It’s enough to set your teeth on edge. Could wearing a mask damage your dental health?
A New York dental practice claims wearing the protective gear can lead to “mask mouth”, an umbrella term for inflamed gums, bad breath, decaying teeth and receding gums.
Oral hygienists at One Manhattan Dental practice coined the term after they started seeing a surge in dental problems as a result of widespread use of masks.
“We're seeing inflammation in people's gums that have been healthy forever, and cavities in people who have never had them before,” Dr Rob Raimondi, a dentist at the practice, told British newspaper Daily Mail.

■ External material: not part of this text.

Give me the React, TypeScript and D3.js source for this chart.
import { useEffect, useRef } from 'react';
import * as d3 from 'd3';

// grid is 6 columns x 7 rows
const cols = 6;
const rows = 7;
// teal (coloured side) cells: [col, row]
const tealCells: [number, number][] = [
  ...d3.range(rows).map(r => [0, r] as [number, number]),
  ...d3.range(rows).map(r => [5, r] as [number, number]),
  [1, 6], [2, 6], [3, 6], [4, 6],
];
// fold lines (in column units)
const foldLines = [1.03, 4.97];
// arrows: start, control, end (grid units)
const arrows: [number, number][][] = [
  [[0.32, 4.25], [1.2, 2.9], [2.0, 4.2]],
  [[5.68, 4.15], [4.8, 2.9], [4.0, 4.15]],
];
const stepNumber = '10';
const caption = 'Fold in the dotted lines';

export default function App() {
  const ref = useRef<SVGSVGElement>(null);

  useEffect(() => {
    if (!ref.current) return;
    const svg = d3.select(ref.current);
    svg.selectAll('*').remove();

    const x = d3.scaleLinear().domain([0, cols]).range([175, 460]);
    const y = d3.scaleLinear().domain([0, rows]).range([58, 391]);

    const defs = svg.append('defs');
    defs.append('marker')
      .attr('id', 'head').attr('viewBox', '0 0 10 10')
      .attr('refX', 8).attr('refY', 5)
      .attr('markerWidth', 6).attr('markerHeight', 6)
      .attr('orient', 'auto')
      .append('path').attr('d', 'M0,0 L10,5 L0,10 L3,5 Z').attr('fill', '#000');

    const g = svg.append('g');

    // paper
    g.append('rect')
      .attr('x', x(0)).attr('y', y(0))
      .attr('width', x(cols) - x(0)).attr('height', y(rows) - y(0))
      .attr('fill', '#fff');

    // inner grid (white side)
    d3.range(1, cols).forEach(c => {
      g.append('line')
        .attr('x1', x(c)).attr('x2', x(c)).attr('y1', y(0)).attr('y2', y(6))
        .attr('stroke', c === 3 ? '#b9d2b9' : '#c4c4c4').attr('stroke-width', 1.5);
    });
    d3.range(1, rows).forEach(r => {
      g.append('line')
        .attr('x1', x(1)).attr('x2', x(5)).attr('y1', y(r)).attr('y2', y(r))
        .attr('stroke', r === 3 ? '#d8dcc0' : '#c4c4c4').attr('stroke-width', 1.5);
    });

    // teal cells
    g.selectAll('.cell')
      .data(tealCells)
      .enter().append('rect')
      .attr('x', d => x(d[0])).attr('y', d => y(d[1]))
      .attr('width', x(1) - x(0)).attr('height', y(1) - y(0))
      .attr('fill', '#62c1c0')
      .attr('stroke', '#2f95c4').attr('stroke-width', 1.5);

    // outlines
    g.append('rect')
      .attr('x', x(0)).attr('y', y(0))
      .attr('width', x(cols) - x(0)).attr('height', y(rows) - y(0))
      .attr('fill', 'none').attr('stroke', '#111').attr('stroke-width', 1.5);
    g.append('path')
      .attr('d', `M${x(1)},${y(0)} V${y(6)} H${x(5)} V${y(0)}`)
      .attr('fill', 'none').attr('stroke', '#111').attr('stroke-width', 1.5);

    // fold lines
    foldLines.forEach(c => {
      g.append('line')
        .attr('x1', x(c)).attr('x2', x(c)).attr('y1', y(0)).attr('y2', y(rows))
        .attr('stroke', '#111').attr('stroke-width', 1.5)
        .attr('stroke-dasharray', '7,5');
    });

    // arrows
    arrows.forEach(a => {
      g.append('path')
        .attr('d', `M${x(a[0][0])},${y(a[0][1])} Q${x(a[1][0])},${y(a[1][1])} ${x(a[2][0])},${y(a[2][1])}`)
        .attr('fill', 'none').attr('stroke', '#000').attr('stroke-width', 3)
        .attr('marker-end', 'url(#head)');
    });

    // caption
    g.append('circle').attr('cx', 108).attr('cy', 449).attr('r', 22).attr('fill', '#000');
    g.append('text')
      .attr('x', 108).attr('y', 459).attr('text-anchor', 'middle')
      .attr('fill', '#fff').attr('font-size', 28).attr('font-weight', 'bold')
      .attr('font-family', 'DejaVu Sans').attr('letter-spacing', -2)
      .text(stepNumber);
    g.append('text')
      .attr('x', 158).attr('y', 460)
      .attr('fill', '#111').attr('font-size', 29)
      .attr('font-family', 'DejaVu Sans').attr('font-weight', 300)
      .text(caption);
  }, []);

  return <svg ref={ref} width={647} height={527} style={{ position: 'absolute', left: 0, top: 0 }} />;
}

But Dr Oelie Van Schalkwyk, dental director of Medicross in Cape Town, says mask coverings wouldn’t be the cause of dental problems.
“We’ve got 160 dentists in our groups and this is the first time I’ve heard of patients developing oral hygiene issues as a result of mask coverings,” he tells YOU.
Van Schalkwyk says wearing a mask may make you more aware of your breath and it could smell bad if you already have halitosis or a cavity.
But as far as he understands, there’s no scientific explanation to prove wearing masks can result in oral-hygiene issues.
Dentists wear surgical masks for up to eight hours at a time so if masks were really responsible for causing dental problems, they would all have halitosis and tooth decay, he points out.
He emphasises the importance of practising good oral hygiene.
“You need to brush your teeth at least twice a day; use dental floss regularly; and if you do experience halitosis, use an anti-bacterial mouthwash.”
Mask hygiene is important, he adds.
“You breathe, you talk, there are saliva particles in the mix. If you don’t wash your mask regularly, that mask can become dirty.”
According to Van Schalkwyk, who has been in the dental industry for more than 60 years, if masks aren’t washed regularly they can create a breeding ground for bacteria.
“That can definitely cause a bad smell in the mask itself which can possibly be mistaken as bad breath.”
- Drink lots of water throughout the day. When you’re wearing a mask you tend to breathe more through your mouth than your nose, leading to dry mouth, which can result in bad breath.
- Reduce your caffeine intake.
- Breathe through your nose instead of your mouth when wearing a mask.
- Try to keep your lips as moisturised as possible to prevent licking your lips.
- Brush your teeth twice a day and floss regularly.
- Scrape your tongue when brushing your teeth to remove bacteria.
- Use an alcohol-free mouthwash.
- Seek immediate medical attention if you notice anything unusual, such a bad breath.
- Regularly wash your non-disposable mask.